Challenges Faced by Mortgagors
- Default Risk: If a mortgagor cannot make their mortgage payments, they risk defaulting on the loan. This can lead to foreclosure, where the lender seizes and sells the property to recoup their losses. Defaulting results in losing the home and damages the mortgagor’s credit score.
- Market Volatility: Fluctuating real estate prices can affect a mortgagor’s home equity. If property values decline, the mortgagor may owe more on the loan than the property is worth, a situation known as being “underwater.”

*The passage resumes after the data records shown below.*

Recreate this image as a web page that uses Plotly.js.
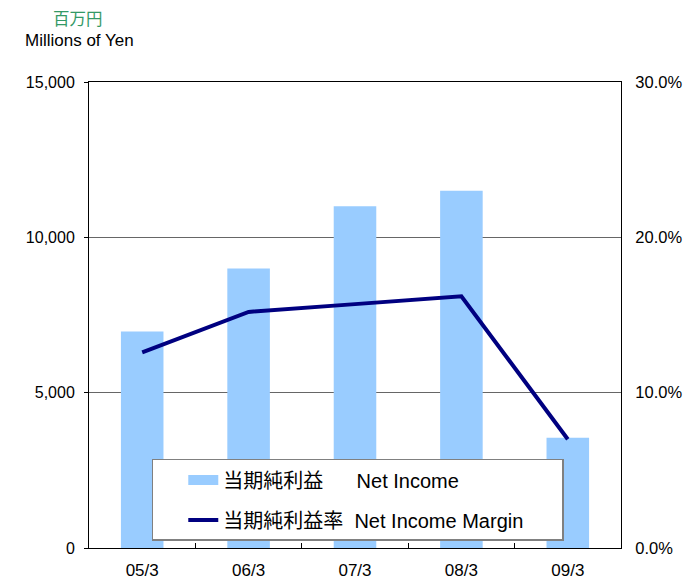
<!DOCTYPE html>
<html><head><meta charset="utf-8">
<script src="https://cdn.plot.ly/plotly-3.0.1.min.js"></script>
<style>html,body{margin:0;padding:0;background:#fff;}#chart{width:684px;height:581px;}</style>
</head><body><div id="chart"></div>
<script>
const categories = ["05/3", "06/3", "07/3", "08/3", "09/3"];
const netIncome = [6970, 9000, 11000, 11500, 3550];
const netIncomeMargin = [12.6, 15.2, 15.7, 16.2, 7.0];
const leftTicks = [0, 5000, 10000, 15000];
const leftTickText = ["0", "5,000", "10,000", "15,000"];
const rightTicks = [0, 10, 20, 30];
const rightTickText = ["0.0%", "10.0%", "20.0%", "30.0%"];

const FONT = "Liberation Sans, Arial, Noto Sans CJK JP, sans-serif";
const NB = "\u00a0";
const BAR_COLOR = "#99ccff";

const traces = [
  {
    type: "bar", x: categories, y: netIncome,
    name: "当期純利益", showlegend: false,
    marker: {color: BAR_COLOR}
  },
  {
    type: "scatter", mode: "lines", x: categories, y: netIncomeMargin, yaxis: "y2",
    name: "当期純利益率" + NB.repeat(2) + "Net Income Margin" + NB.repeat(6),
    line: {color: "#000080", width: 4}, legendgroup: "b", legendrank: 2
  },
  {
    // legend swatch for the bar series (wide rectangle as in the reference)
    type: "scatter", mode: "lines", x: categories, y: categories.map(() => null),
    name: "当期純利益" + NB.repeat(6) + "Net Income",
    line: {color: BAR_COLOR, width: 14}, legendgroup: "a", legendrank: 1,
    hoverinfo: "skip"
  }
];

const layout = {
  width: 684, height: 581,
  margin: {l: 89, r: 63, t: 82, b: 33},
  paper_bgcolor: "#fff", plot_bgcolor: "#fff",
  font: {family: FONT, size: 16, color: "#000"},
  bargap: 0.6,
  showlegend: true,
  legend: {
    x: 0.118, y: 0.191, xanchor: "left", yanchor: "top",
    bordercolor: "#808080", borderwidth: 1.5, bgcolor: "#fff",
    font: {family: FONT, size: 20, color: "#000"},
    traceorder: "grouped", tracegroupgap: 11, itemwidth: 30,
    indentation: 30
  },
  xaxis: {
    type: "category", showline: true, linecolor: "#000", linewidth: 1, mirror: true,
    ticks: "inside", ticklen: 5, tickcolor: "#000", tickson: "boundaries",
    showgrid: false, tickfont: {size: 17}, ticklabelstandoff: 7, fixedrange: true
  },
  yaxis: {
    range: [0, 15000], tickmode: "array", tickvals: leftTicks, ticktext: leftTickText,
    showline: true, linecolor: "#000", linewidth: 1,
    ticks: "outside", ticklen: 4, tickcolor: "#000",
    showgrid: true, gridcolor: "#666", gridwidth: 1, zeroline: false,
    tickfont: {size: 16}, ticklabelstandoff: 6, fixedrange: true
  },
  yaxis2: {
    overlaying: "y", side: "right", range: [0, 30],
    tickmode: "array", tickvals: rightTicks, ticktext: rightTickText,
    showline: true, linecolor: "#000", linewidth: 1,
    ticks: "", showgrid: false, zeroline: false,
    tickfont: {size: 16.5}, ticklabelstandoff: 10, fixedrange: true
  },
  annotations: [
    {text: "百万円", xref: "paper", yref: "paper", x: -0.02, y: 1.137, xanchor: "center", yanchor: "middle",
     showarrow: false, font: {size: 16.5, color: "#339966", family: "Noto Sans CJK JP, sans-serif"}},
    {text: "Millions of Yen", xref: "paper", yref: "paper", x: -0.124, y: 1.09, xanchor: "left", yanchor: "middle",
     showarrow: false, font: {size: 17, color: "#000", family: FONT}}
  ]
};

Plotly.newPlot("chart", traces, layout, {displayModeBar: false, staticPlot: true});
</script></body></html>
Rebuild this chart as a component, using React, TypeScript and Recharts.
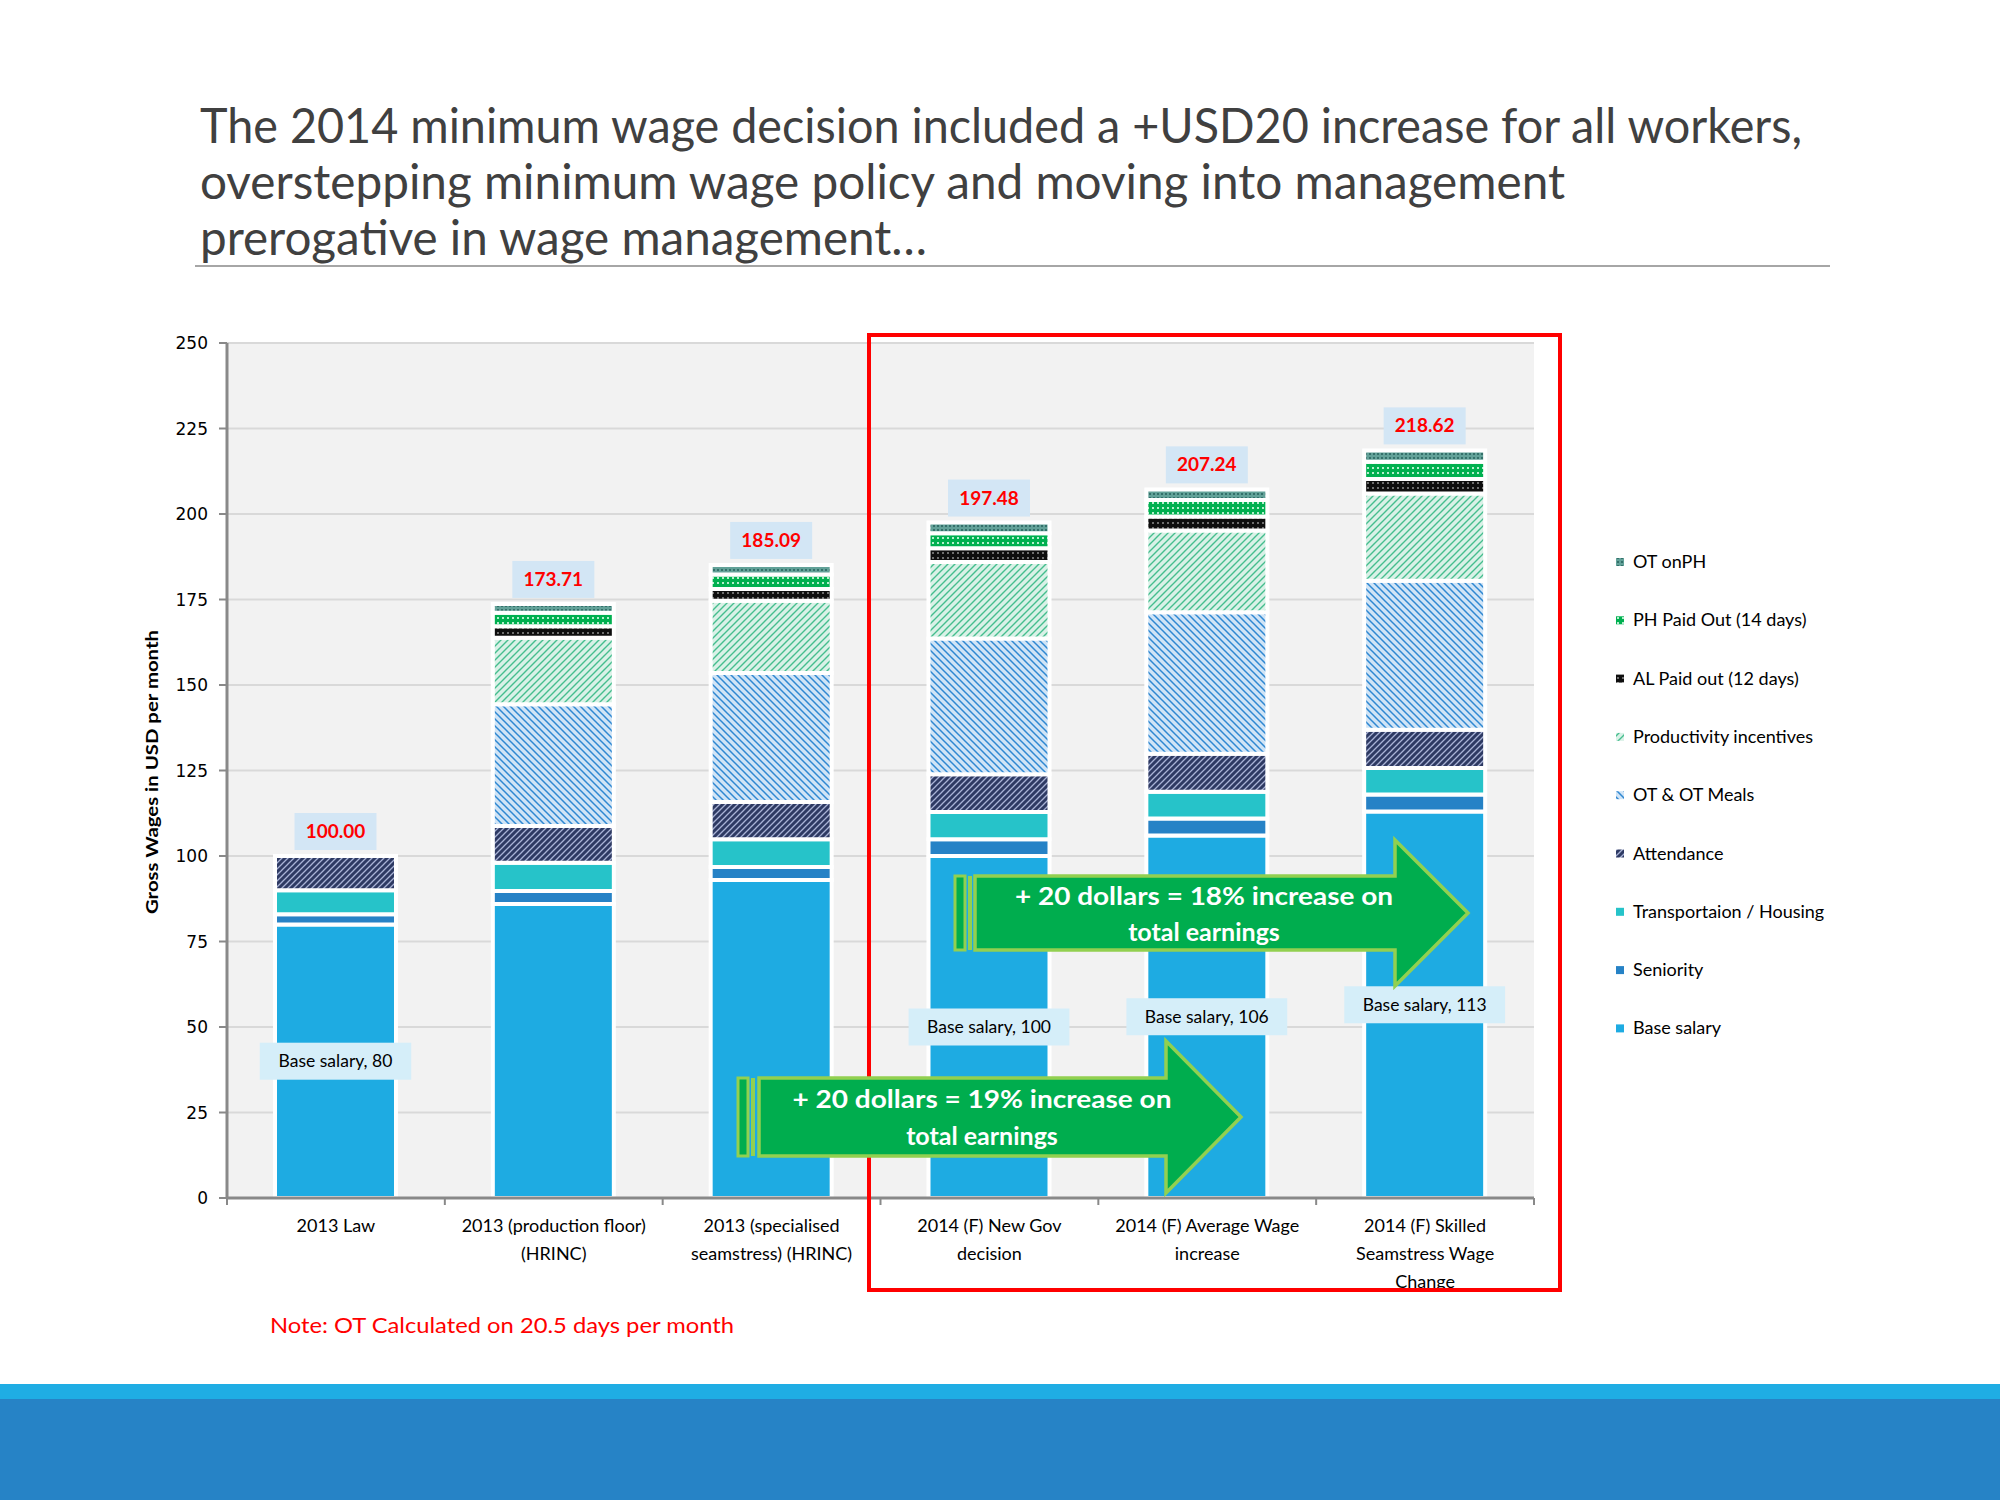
import React from 'react';
import { BarChart, Bar, XAxis, YAxis, CartesianGrid, LabelList } from 'recharts';

// categories and stacked components (USD per month), bottom to top
const categories = [
  '2013 Law',
  '2013 (production floor)\n(HRINC)',
  '2013 (specialised\nseamstress) (HRINC)',
  '2014 (F) New Gov\ndecision',
  '2014 (F) Average Wage\nincrease',
  '2014 (F) Skilled\nSeamstress Wage\nChange',
];
const baseSalary = [80, 86, 93, 100, 106, 113];
const seniority = [3, 3.8, 3.8, 4.9, 5, 5];
const transport = [7, 8.2, 8.1, 8, 7.8, 7.7];
const attendance = [10, 10.8, 10.9, 11, 11.1, 11.2];
const otMeals = [0, 35.6, 37.7, 39.7, 41.4, 43.6];
const productivity = [0, 19.4, 21.1, 22.4, 23.9, 25.5];
const alPaid = [0, 3.4, 3.5, 4, 4.1, 4.2];
const phPaid = [0, 3.9, 4.2, 4.4, 4.8, 5.1];
const otOnPh = [0, 2.6, 2.8, 3.1, 3.1, 3.3];
const totals = ['100.00', '173.71', '185.09', '197.48', '207.24', '218.62'];
const baseLabels = ['Base salary, 80', '', '', 'Base salary, 100', 'Base salary, 106', 'Base salary, 113'];
const yTicks = [0, 25, 50, 75, 100, 125, 150, 175, 200, 225, 250];

const series = [
  { key: 'base', name: 'Base salary', values: baseSalary, fill: '#1EABE2' },
  { key: 'seniority', name: 'Seniority', values: seniority, fill: '#2682C6' },
  { key: 'transport', name: 'Transportaion / Housing', values: transport, fill: '#26C3C9' },
  { key: 'attendance', name: 'Attendance', values: attendance, fill: 'url(#pAtt)' },
  { key: 'ot', name: 'OT & OT Meals', values: otMeals, fill: 'url(#pOt)' },
  { key: 'prod', name: 'Productivity incentives', values: productivity, fill: 'url(#pProd)' },
  { key: 'al', name: 'AL Paid out (12 days)', values: alPaid, fill: 'url(#pAl)' },
  { key: 'ph', name: 'PH Paid Out (14 days)', values: phPaid, fill: 'url(#pPh)' },
  { key: 'otph', name: 'OT onPH', values: otOnPh, fill: 'url(#pOtPh)' },
];

const data = categories.map((name, i) => {
  const row: any = { name, total: totals[i], baseLabel: baseLabels[i] };
  series.forEach((s) => { row[s.key] = s.values[i]; });
  // the highest non-empty segment carries the total label
  row.topKey = [...series].reverse().find((s) => s.values[i] > 0)?.key;
  return row;
});

const PLOT_LEFT = 227;
const PLOT_RIGHT = 1534;
const PLOT_TOP = 343;
const PLOT_BOTTOM = 1198;
const BAND = (PLOT_RIGHT - PLOT_LEFT) / categories.length;
const FONT = 'Lato, "Open Sans", sans-serif';

const XTick = (props: any) => {
  const { x, y, payload, index } = props;
  const lines = String(payload.value).split('\n');
  return (
    <g>
      <line x1={x - BAND / 2} x2={x - BAND / 2} y1={y} y2={y + 7} stroke="#898989" strokeWidth={2} />
      {index === categories.length - 1 && (
        <line x1={x + BAND / 2} x2={x + BAND / 2} y1={y} y2={y + 7} stroke="#898989" strokeWidth={2} />
      )}
      <text textAnchor="middle" fontFamily={FONT} fontSize={18} fill="#000">
        {lines.map((l, i) => (
          <tspan key={i} x={x} y={y + 34 + i * 28}>{l}</tspan>
        ))}
      </text>
    </g>
  );
};

const TotalLabel = (props: any) => {
  const { x, y, width, value } = props;
  if (!value) return null;
  const cx = x + width / 2;
  return (
    <g>
      <rect x={cx - 41} y={y - 43} width={82} height={37} fill="#D3E6F5" />
      <text x={cx} y={y - 18} textAnchor="middle" fontFamily={FONT} fontWeight="bold" fontSize={19} fill="#FF0000">
        {value}
      </text>
    </g>
  );
};

const BaseLabel = (props: any) => {
  const { x, y, width, height, value } = props;
  if (!value) return null;
  const text = String(value);
  const cx = x + width / 2;
  const cy = y + height / 2;
  const w = text.length * 9.3 + 12;
  return (
    <g>
      <rect x={cx - w / 2} y={cy - 18.5} width={w} height={37} fill="#D5EEF9" />
      <text x={cx} y={cy + 6} textAnchor="middle" fontFamily={FONT} fontSize={17.5} fill="#000">{text}</text>
    </g>
  );
};

const GreenArrow = ({ left, bodyX, top, bottom, headX, tipX, half, lines, textX, baselines, textW }: any) => {
  const mid = (top + bottom) / 2;
  const d = `M${bodyX},${top} L${headX},${top} L${headX},${mid - half} L${tipX},${mid} L${headX},${mid + half} L${headX},${bottom} L${bodyX},${bottom} Z`;
  return (
    <g>
      <rect x={left} y={top} width={10} height={bottom - top} fill="#00AD4E" stroke="#92D050" strokeWidth={3} />
      <rect x={left + 13} y={top} width={4} height={bottom - top} fill="#92D050" />
      <path d={d} fill="#00AD4E" stroke="#92D050" strokeWidth={3.5} strokeLinejoin="miter" />
      {lines.map((l: string, i: number) => (
        <text key={i} x={textX} y={baselines[i]} textAnchor="middle" fontFamily={FONT} fontWeight="bold"
          fontSize={25} fill="#fff" textLength={i === 0 ? textW : undefined} lengthAdjust="spacingAndGlyphs">{l}</text>
      ))}
    </g>
  );
};

const Patterns = () => (
  <svg width={0} height={0} style={{ position: 'absolute' }}>
    <defs>
      <pattern id="pAtt" patternUnits="userSpaceOnUse" width="6" height="6">
        <rect width="6" height="6" fill="#2E3A63" />
        <path d="M-1,1 L1,-1 M0,6 L6,0 M5,7 L7,5" stroke="#A9B3D6" strokeWidth="1.3" />
      </pattern>
      <pattern id="pOt" patternUnits="userSpaceOnUse" width="7" height="7">
        <rect width="7" height="7" fill="#D0E4F6" />
        <path d="M0,0 L7,7 M-1,6 L1,8 M6,-1 L8,1" stroke="#2F88D2" strokeWidth="1.5" />
      </pattern>
      <pattern id="pProd" patternUnits="userSpaceOnUse" width="7" height="7">
        <rect width="7" height="7" fill="#D9F1E7" />
        <path d="M-1,1 L1,-1 M0,7 L7,0 M6,8 L8,6" stroke="#45BE8E" strokeWidth="1.4" />
      </pattern>
      <pattern id="pAl" patternUnits="userSpaceOnUse" width="5" height="5">
        <rect width="5" height="5" fill="#0E0E0E" />
        <rect x="2" y="2" width="2" height="2" fill="#6E6E6E" />
      </pattern>
      <pattern id="pPh" patternUnits="userSpaceOnUse" width="5" height="5">
        <rect width="5" height="5" fill="#00B050" />
        <rect x="2" y="2" width="2" height="2" fill="#B5EFCD" />
      </pattern>
      <pattern id="pOtPh" patternUnits="userSpaceOnUse" width="4" height="4">
        <rect width="4" height="4" fill="#62A198" />
        <rect x="1" y="1" width="2" height="2" fill="#34706A" />
      </pattern>
    </defs>
  </svg>
);

const legendItems = [...series].reverse();

export default function App() {
  return (
    <div style={{ position: 'absolute', left: 0, top: 0, width: 2000, height: 1500, background: '#fff', overflow: 'hidden' }}>
      <Patterns />
      <div style={{ position: 'absolute', left: 0, top: 0 }}>
        <BarChart
          width={2000}
          height={1500}
          data={data}
          barSize={121}
          margin={{ top: PLOT_TOP, right: 2000 - PLOT_RIGHT, bottom: 1500 - PLOT_BOTTOM - 60, left: PLOT_LEFT - 60 }}
        >
          <CartesianGrid vertical={false} stroke="#D9D9D9" strokeWidth={2} fill="#F2F2F2" />
          <XAxis dataKey="name" height={60} interval={0} tickSize={0} tickMargin={0} tickLine={false}
            axisLine={{ stroke: '#898989', strokeWidth: 3 }} tick={<XTick />} />
          <YAxis width={60} domain={[0, 250]} ticks={yTicks} interval={0} tickSize={8} tickMargin={11}
            axisLine={{ stroke: '#898989', strokeWidth: 3 }} tickLine={{ stroke: '#898989', strokeWidth: 2 }}
            tick={{ fontFamily: 'DejaVu Sans', fontSize: 17, fill: '#000' }} />
          {series.map((s, i) => (
            <Bar key={s.key} dataKey={s.key} name={s.name} stackId="wage" fill={s.fill} stroke="#FFFFFF"
              strokeWidth={4} isAnimationActive={false}>
              {i === 0 && <LabelList dataKey="baseLabel" content={<BaseLabel />} />}
              <LabelList dataKey={(row: any) => (row.topKey === s.key ? row.total : '')} content={<TotalLabel />} />
            </Bar>
          ))}
        </BarChart>
      </div>
      <svg width={2000} height={1500} style={{ position: 'absolute', left: 0, top: 0, pointerEvents: 'none' }}>
        {/* title */}
        <g fontFamily={FONT} fontSize={48} fill="#404040">
          <text x={200} y={143} textLength={1602} lengthAdjust="spacingAndGlyphs">The 2014 minimum wage decision included a +USD20 increase for all workers,</text>
          <text x={200} y={199} textLength={1365} lengthAdjust="spacingAndGlyphs">overstepping minimum wage policy and moving into management</text>
          <text x={200} y={255} textLength={727} lengthAdjust="spacingAndGlyphs">prerogative in wage management…</text>
        </g>
        <line x1={195} x2={1830} y1={266} y2={266} stroke="#A6A6A6" strokeWidth={2} />

        {/* y axis title */}
        <text transform="translate(158,772) rotate(-90)" textAnchor="middle" fontFamily={FONT} fontWeight="bold"
          fontSize={17} fill="#000" textLength={284} lengthAdjust="spacingAndGlyphs">Gross Wages in USD per month</text>

        {/* legend */}
        {legendItems.map((s, i) => {
          const cy = 562 + i * 58.3;
          return (
            <g key={s.key}>
              <rect x={1616} y={cy - 4} width={8} height={8} fill={s.fill} />
              <text x={1633} y={cy + 6} fontFamily={FONT} fontSize={18} fill="#000">{s.name}</text>
            </g>
          );
        })}

        {/* highlight box */}
        <rect x={869} y={335} width={691} height={955} fill="none" stroke="#FF0000" strokeWidth={4} />

        {/* arrows */}
        <GreenArrow left={955} bodyX={975} top={876} bottom={950} headX={1395} tipX={1468} half={73}
          lines={['+ 20 dollars = 18% increase on', 'total earnings']} textX={1204} baselines={[905, 941]} textW={378} />
        <GreenArrow left={738} bodyX={759} top={1078} bottom={1156} headX={1166} tipX={1241} half={76}
          lines={['+ 20 dollars = 19% increase on', 'total earnings']} textX={982} baselines={[1108, 1145]} textW={379} />

        {/* note */}
        <text x={270} y={1333} fontFamily={FONT} fontSize={21} fill="#FF0000" textLength={464}
          lengthAdjust="spacingAndGlyphs">Note:  OT Calculated on 20.5 days per month</text>

        {/* footer bands */}
        <rect x={0} y={1384} width={2000} height={15} fill="#1FADE4" />
        <rect x={0} y={1399} width={2000} height={101} fill="#2683C6" />
      </svg>
    </div>
  );
}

- Rising Interest Rates: Mortgagors with adjustable-rate mortgages may face rising interest rates, which can increase their monthly mortgage payments and strain their finances.
Conclusion
The mortgagor is a central figure in the mortgage process, responsible for securing a loan, making payments, and maintaining the property. By understanding their rights and responsibilities, mortgagors can make informed decisions that help them achieve and sustain homeownership. Whether purchasing a first home or refinancing an existing mortgage, a thorough understanding of the mortgage process, loan options, and market conditions will enable mortgagors to navigate the complex world of real estate confidently.